3. Les Français rejettent massivement le report de l’âge légal et, plus globalement, considèrent que l’augmentation de la durée d’activité n’est pas le seul moyen de garantir le système
Le succès d’opinion de Martine Aubry est indiscutablement une bonne nouvelle pour elle. Mais au-delà de sa grosse séquence médiatique de la semaine dernière il s’explique surtout par un contexte d’opinion à la fois très hostile au gouvernement, mais aussi, depuis longtemps favorable aux orientations qu’elle vient de prendre : contrairement à l’immense majorité des commentateurs, médias et «expertologues» divers sollicités depuis des années sur le sujet, les Français, très attachés au principe du maintien de l’âge légal à 60 ans «en tant qu’acquis social» (57% contre 41%), rejettent (53% contre 41%) le caractère inéluctable de l’augmentation de la durée d’activité, estimant «qu’on peut très bien garantir notre système de retraite sans avoir à augmenter pour le moment la durée de cotisation ou à repousser l’âge légal». Evident nouveau signe de fracture entre le peuple et les élites !

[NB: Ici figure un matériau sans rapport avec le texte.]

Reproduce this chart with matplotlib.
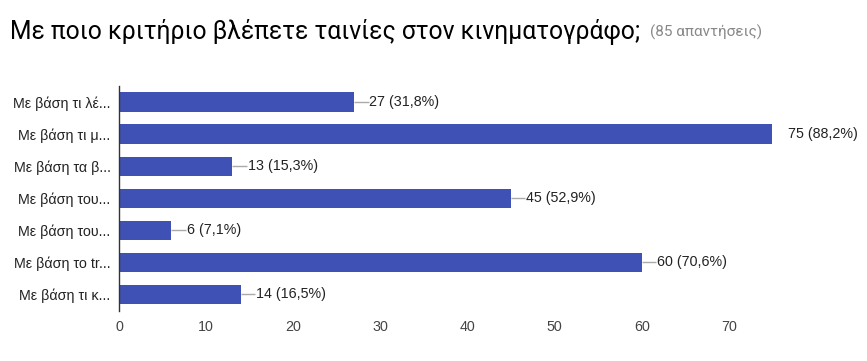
import matplotlib
matplotlib.use("Agg")
import matplotlib.pyplot as plt

categories = ["Με βάση τι λέ...", "Με βάση τι μ...", "Με βάση τα β...", "Με βάση του...",
              "Με βάση του...", "Με βάση το tr...", "Με βάση τι κ..."]
values = [27, 75, 13, 45, 6, 60, 14]
percents = ["31,8%", "88,2%", "15,3%", "52,9%", "7,1%", "70,6%", "16,5%"]
xticks = [0, 10, 20, 30, 40, 50, 60, 70]

plt.rcParams['font.family'] = ['Liberation Sans', 'DejaVu Sans']

fig = plt.figure(figsize=(8.67, 3.61), dpi=100)
ax = fig.add_axes([119/867, 50.5/361, (816-119)/867, (310.5-86)/361])

ypos = list(range(len(categories)))
ax.barh(ypos, values, height=0.6, color="#3f51b5")
ax.set_ylim(len(categories) - 0.5, -0.5)
ax.set_xlim(0, 80)
ax.set_yticks(ypos)
ax.set_yticklabels(categories, fontsize=10.3, color="#222222")
ax.set_xticks(xticks)
ax.set_xticklabels([str(t) for t in xticks], fontsize=10.3, color="#444444")
ax.tick_params(axis='y', length=0, pad=6)
ax.tick_params(axis='x', length=0, pad=7)
for s in ["top", "right", "bottom"]:
    ax.spines[s].set_visible(False)
ax.spines["left"].set_color("#333333")
ax.spines["left"].set_linewidth(1)

vmax = max(values)
for y, v, p in zip(ypos, values, percents):
    if v != vmax:
        ax.plot([v, v + 1.65], [y, y], color="#aaaaaa", lw=1, solid_capstyle="butt")
    ax.text(v + 1.75, y, f"{v} ({p})", va="center", ha="left", fontsize=10.3, color="#222222")

fig.text(10/867, 1 - 32/361, "Με ποιο κριτήριο βλέπετε ταινίες στον κινηματογράφο;",
         fontsize=17.7, family=['Roboto', 'DejaVu Sans'], color="#000000", va="center")
fig.text(650/867, 1 - 32/361, "(85 απαντήσεις)", fontsize=11,
         family=['Roboto', 'DejaVu Sans'], color="#888888", va="center")

fig.savefig("out.png", dpi=100)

Les lignes bougent toutefois sur le sujet …
- à la fois dans le temps : le report de l’âge légal s’il est toujours largement rejeté l’est moins qu’en janvier dernier (+7 points d’acception sur le fait qu’il soit repoussé au-delà de 60 ans) et il y a fort à parier qu’il l’aurait été encore moins dans les mois à venir si le PS avait embrassé la position de DSK plutôt que celle de Martine Aubry.
- et au niveau des clivages politiques (la gauche rejette, la droite plébiscite) mais aussi sociologiques : sur les deux sujets il y a consensus entre l’ensemble des actifs qu’ils soient catégories supérieures ou populaires à rejeter majoritairement le report de l’âge légal comme le caractère inéluctable de l’augmentation de la durée d’activité.
Tout au plus observe-t-on un rejet plus fort encore parmi les catégories populaires (74% et 65%). En revanche, actifs et inactifs s’opposent totalement entre eux sur ces questions, les inactifs, retraités et plus de 65 ans, demandant majoritairement aux autres de travailler plus : 55% sont favorables au report de l’âge légal et 54% affirment le caractère inéluctable de l’augmentation de la durée d’activité.
Au-delà du gouvernement – en rupture avec une large majorité de Français sur le sujet – ce résultat devrait sans doute inviter à la réflexion médias et commentateurs qui, comme en 2005 sur le TCE, mettent en avant tous ou presque une position dominante voire évidente parmi « les élites », mais pas du tout auprès du « peuple ».